Le truc, c'est que même sans s'imaginer créateurice, on crée des choses, des textes, des illustrations, des graphiques. Chaque photo qu'on prend, montage canvas qu'on fait certes d'abord pour divertir ou informer nos potes ou notre public, est exploitée par ces plateformes pour faire un profil de chaque personne, pour alimenter un modèle d'IA générative, pour être revendue à une boite de pub. Et nous ne voyons pas un seul centime de cette valeur ajoutée.
Instagram, Tiktok, Substack sont un nouveau genre de patrons qui dirigent notre travail à grands coups d'algorithme. Ils décident quels sont les sujets à valoriser, quels sont les sujets à mettre sous le tapis et ils nous donnent leur feedback sous forme de statistiques de visites.
Yanis Varoufakis, après avoir été consultant en micro-transactions dans la société de jeux vidéo Valve et puis ministre de l'Économie en Grèce, est passé récemment dans l'émission Le Code a Changé de France Culture et il appelle Techno-Féodalisme la doctrine appliquée par les plateformes fermées.
Substack est marginalement moins mauvais que les autres pour l'instant, mais c'est seulement dû à sa jeunesse. Il fallait quelque chose de simple et d'efficace pour attirer du monde : On nous a promis une plateforme de newsletter sans algorithme. L'envoi non filtré des mails à nos abonnés et la possibilité de se rémunérer en gérant des abonnements moyennant le prélèvement d'un pourcentage.

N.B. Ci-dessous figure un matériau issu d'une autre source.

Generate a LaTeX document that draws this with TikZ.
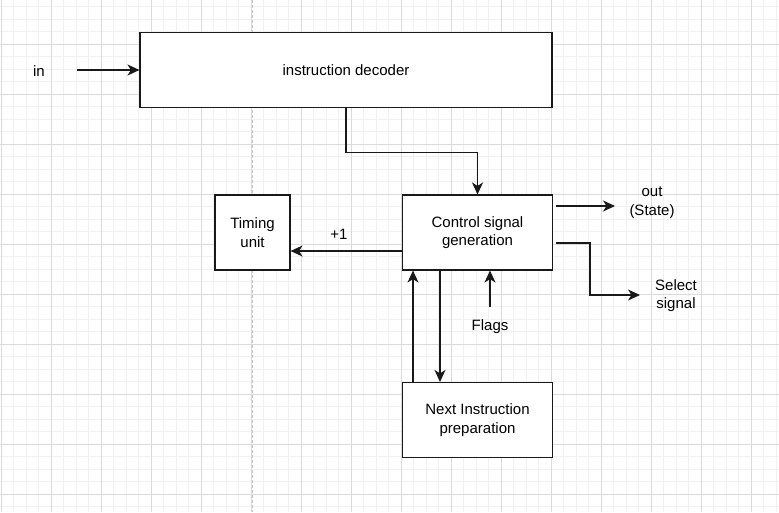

Mais le capitalisme demande toujours plus et rapidement le pourcentage prélevé n'est plus suffisant, il faut pomper ailleurs. Par exemple en ajoutant une fonctionnalité de timeline et de tweets notes à côté de nos newsletters pour avoir plus de mesures d'engagement et "enrichir" le profil des abonnés, en encourageant à installer l'application Substack pour avoir accès aux données qu'il contient, ou encore en modifiant les conditions d'utilisations pour s'autoriser à revendre le contenu de nos newsletters à des boîtes d'IA génératives (mais qu'on se rassure, on peut le désactiver dans les options, si on sait que la case existe et qu'on la trouve.)
Tout ça fait que j'utilise ces plateformes un peu par dépit. Et c'est pour ça que j'ai fini par me retrousser les manches pour repartir héberger mon propre blog auprès de quelqu'un qui n'est pas dans le business de la revente de données, mais de l'hébergement de sites web.
Ce n'est pas la panacée, car le logiciel libre en question c'est WordPress, que la gouvernance du projet répond aujourd'hui en grande partie aux besoins d'une entreprise qui se dirige, elle aussi, doucement vers l'exploitation des données et que la partie envoi de mail est directement gérée par eux (malheureusement le monde de l'envoi de mail est rongé par le marketing et l'exploitation de données à des fins publicitaires et c'est difficile ou monétairement trop cher de s'en passer.)
Néanmoins, je suis de nouveau seule propriétaire de mes écrits, il n'y a toujours pas d'algorithme qui décide de ma visibilité ou non, pas d'incitation permanente à utiliser telle fonctionnalité ou telle application et également, pas de traqueur publicitaire qui te piste toi quand tu viens me lire.